The ontological error warning: Recent work cautions against naive porting of human psychometric instruments to AI: item-factor loadings and latent constructs in humans do not transfer invariantly to language models. “AI constructs must be redefined according to machine-unique behaviors.” While Big Five provides a useful vocabulary and measurement framework, the underlying factors may not represent the same things in a language model that they do in a human. Personality measurement valid for humans is not automatically valid for AI.
The garden’s operational personas use behavioral specification (what to do in specific situations), not psychometric frameworks. These approaches are complementary rather than competing: the psychometric approach provides a measurement and testing vocabulary that could validate whether garden personas produce consistent behavioral profiles across sessions.
The psychometric research reinforces the SOUL.md/IDENTITY.md distinction in [[SoulSpec Portable Agent Identity Standard]]: personality traits (measurable Big Five dimensions) are different from behavioral guidelines (decision rules). The garden collapses these into one persona node. Whether this is a simplification or a conflation is an open question.
The deterministic personality expression research connects to [[The Persona Selection Model]]’s account of persona adoption: if agents reason “holistically from personality,” this aligns with the PSM claim that persona prompts activate coherent character patterns rather than triggering independent trait toggles. The cross-trait clustering in the PSM maps onto the holistic reasoning finding — both suggest personas are more unified than the independent-trait view implies.

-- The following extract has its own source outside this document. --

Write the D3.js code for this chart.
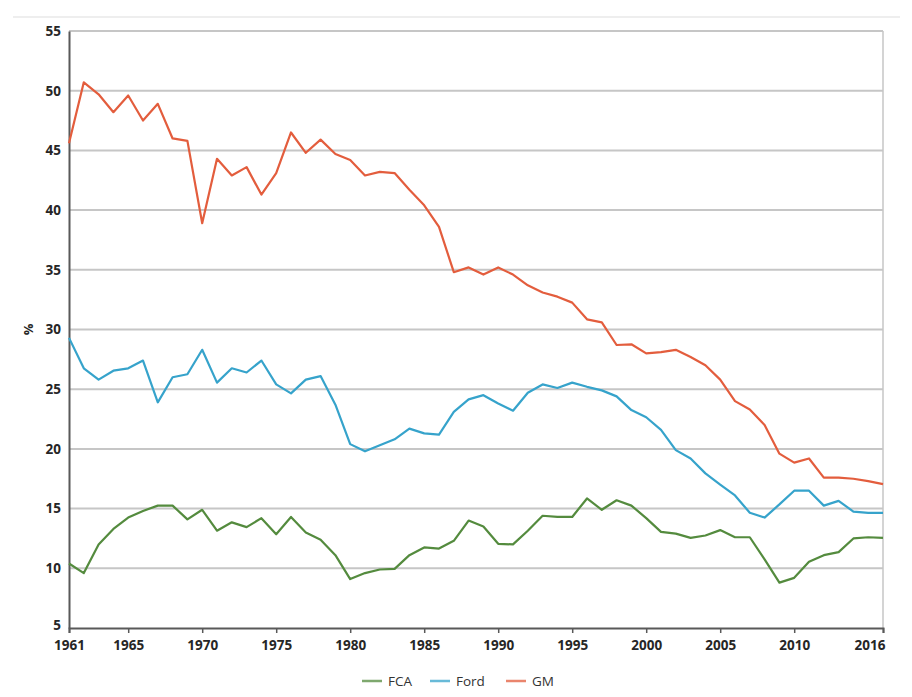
<!DOCTYPE html>
<html>
<head>
<meta charset="utf-8">
<script src="https://cdn.jsdelivr.net/npm/d3@7"></script>
<style>
  html, body { margin: 0; padding: 0; background: #fff; }
  svg { display: block; font-family: "Open Sans", "Noto Sans", sans-serif; }
</style>
</head>
<body>
<svg id="chart" width="912" height="697"></svg>
<script>
const years = d3.range(1961, 2017);
const seriesNames = ["FCA", "Ford", "GM"];
const seriesColors = ["#548b3e", "#36a3cb", "#e35d3d"];
const xTickYears = [1961, 1965, 1970, 1975, 1980, 1985, 1990, 1995, 2000, 2005, 2010, 2016];
const yTicks = [5, 10, 15, 20, 25, 30, 35, 40, 45, 50, 55];

const fca = [10.4, 9.6, 12.0, 13.3, 14.25, 14.8, 15.25, 15.25, 14.1, 14.9,
  13.15, 13.85, 13.45, 14.2, 12.85, 14.3, 13.0, 12.4, 11.1, 9.1,
  9.6, 9.9, 9.95, 11.1, 11.75, 11.65, 12.3, 14.0, 13.5, 12.05,
  12.0, 13.15, 14.4, 14.3, 14.3, 15.85, 14.9, 15.7, 15.25, 14.2,
  13.05, 12.9, 12.55, 12.75, 13.2, 12.6, 12.6, 10.75, 8.8, 9.2,
  10.55, 11.1, 11.35, 12.5, 12.6, 12.55];
const ford = [29.3, 26.75, 25.8, 26.55, 26.75, 27.4, 23.9, 26.0, 26.25, 28.3,
  25.55, 26.75, 26.4, 27.4, 25.4, 24.65, 25.8, 26.1, 23.7, 20.4,
  19.8, 20.3, 20.8, 21.7, 21.3, 21.2, 23.1, 24.15, 24.5, 23.8,
  23.2, 24.7, 25.4, 25.1, 25.55, 25.2, 24.9, 24.4, 23.25, 22.65,
  21.6, 19.9, 19.2, 17.95, 17.0, 16.1, 14.65, 14.25, 15.35, 16.5,
  16.5, 15.25, 15.65, 14.75, 14.65, 14.65];
const gm = [45.6, 50.7, 49.7, 48.2, 49.6, 47.5, 48.9, 46.0, 45.8, 38.9,
  44.3, 42.9, 43.6, 41.3, 43.1, 46.5, 44.8, 45.9, 44.7, 44.2,
  42.9, 43.2, 43.1, 41.7, 40.4, 38.6, 34.8, 35.2, 34.6, 35.2,
  34.6, 33.7, 33.1, 32.75, 32.25, 30.85, 30.6, 28.7, 28.76, 28.0,
  28.1, 28.3, 27.7, 27.0, 25.8, 24.0, 23.3, 22.0, 19.6, 18.85,
  19.2, 17.6, 17.6, 17.5, 17.3, 17.05];
const seriesValues = [fca, ford, gm];

const svg = d3.select("#chart");
const margin = {left: 69, right: 29, top: 31, bottom: 69};
const W = 912, H = 697;
const x = d3.scaleLinear().domain([1961, 2016]).range([margin.left, W - margin.right]);
const y = d3.scaleLinear().domain([5, 55]).range([H - margin.bottom, margin.top]);

// top separator line
svg.append("line").attr("x1", 13).attr("x2", 900).attr("y1", 17).attr("y2", 17)
  .attr("stroke", "#e9e9e9").attr("stroke-width", 1.5);

// gridlines
svg.append("g").selectAll("line").data(yTicks.filter(t => t > 5)).join("line")
  .attr("x1", margin.left).attr("x2", W - margin.right)
  .attr("y1", d => y(d)).attr("y2", d => y(d))
  .attr("stroke", "#c6c6c6").attr("stroke-width", 2);

// right border
svg.append("line").attr("x1", W - margin.right).attr("x2", W - margin.right)
  .attr("y1", y(55)).attr("y2", y(5)).attr("stroke", "#c6c6c6").attr("stroke-width", 1.5);

// y axis
const yAxis = svg.append("g").attr("transform", `translate(${margin.left},0)`)
  .call(d3.axisLeft(y).tickValues(yTicks).tickSize(0).tickPadding(8));
yAxis.select(".domain").attr("stroke", "#595959").attr("stroke-width", 2);
yAxis.selectAll("text").attr("font-size", 13.5).attr("font-weight", "bold").attr("fill", "#262626")
  .attr("font-family", "'Open Sans', sans-serif")
  .attr("dy", d => d === 5 ? "0.1em" : "0.32em");

// x axis
const xAxis = svg.append("g").attr("transform", `translate(0,${H - margin.bottom})`)
  .call(d3.axisBottom(x).tickValues(xTickYears).tickFormat(d3.format("d")).tickSize(5).tickPadding(7));
xAxis.select(".domain").attr("stroke", "#595959").attr("stroke-width", 2);
xAxis.selectAll(".tick line").attr("stroke", "#595959").attr("stroke-width", 1.5);
xAxis.selectAll("text").attr("font-size", 13.5).attr("font-weight", "bold").attr("fill", "#262626")
  .attr("font-family", "'Open Sans', sans-serif")
  .attr("text-anchor", d => d === 2016 ? "end" : "middle")
  .attr("dx", d => d === 2016 ? 2 : 0);

// y label
svg.append("text").attr("transform", `translate(33,${(y(30))}) rotate(-90)`)
  .attr("text-anchor", "middle").attr("font-size", 13).attr("font-weight", "bold")
  .attr("fill", "#262626").text("%");

// lines
const line = d3.line().x((d, i) => x(years[i])).y(d => y(d));
svg.append("g").selectAll("path").data(seriesValues).join("path")
  .attr("d", d => line(d)).attr("fill", "none")
  .attr("stroke", (d, i) => seriesColors[i]).attr("stroke-width", 2.2)
  .attr("stroke-linejoin", "round");

// legend
const legendX = [362, 430, 506];
const lg = svg.append("g");
seriesNames.forEach((name, i) => {
  lg.append("line").attr("x1", legendX[i]).attr("x2", legendX[i] + 20)
    .attr("y1", 681).attr("y2", 681).attr("stroke", seriesColors[i])
    .attr("stroke-width", 2.5).attr("opacity", 0.75);
  lg.append("text").attr("x", legendX[i] + 26).attr("y", 686)
    .attr("font-size", 13.5).attr("fill", "#333").text(name);
});
</script>
</body>
</html>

The psychometric framework applies to personalities specified at Levels 1-4 of [[The Persona Spectrum from Role Label to Soul Document]]. It does not directly address Level 5 (training-time character specification), where personality is embedded in weights rather than specified at inference time.
The ontological error warning is the most important boundary: Big Five instruments were developed with and for human populations. Applying them to language model outputs without construct validation introduces measurement error. A language model expressing “high openness” on a BFI-2 is not necessarily doing what high-openness humans do; the surface behavior matches but the mechanism may differ.
Temperature-based modulation working for extraversion and neuroticism but not for other dimensions suggests the Big Five traits have different mechanistic substrates in language models — not the unified construct that the human personality literature assumes.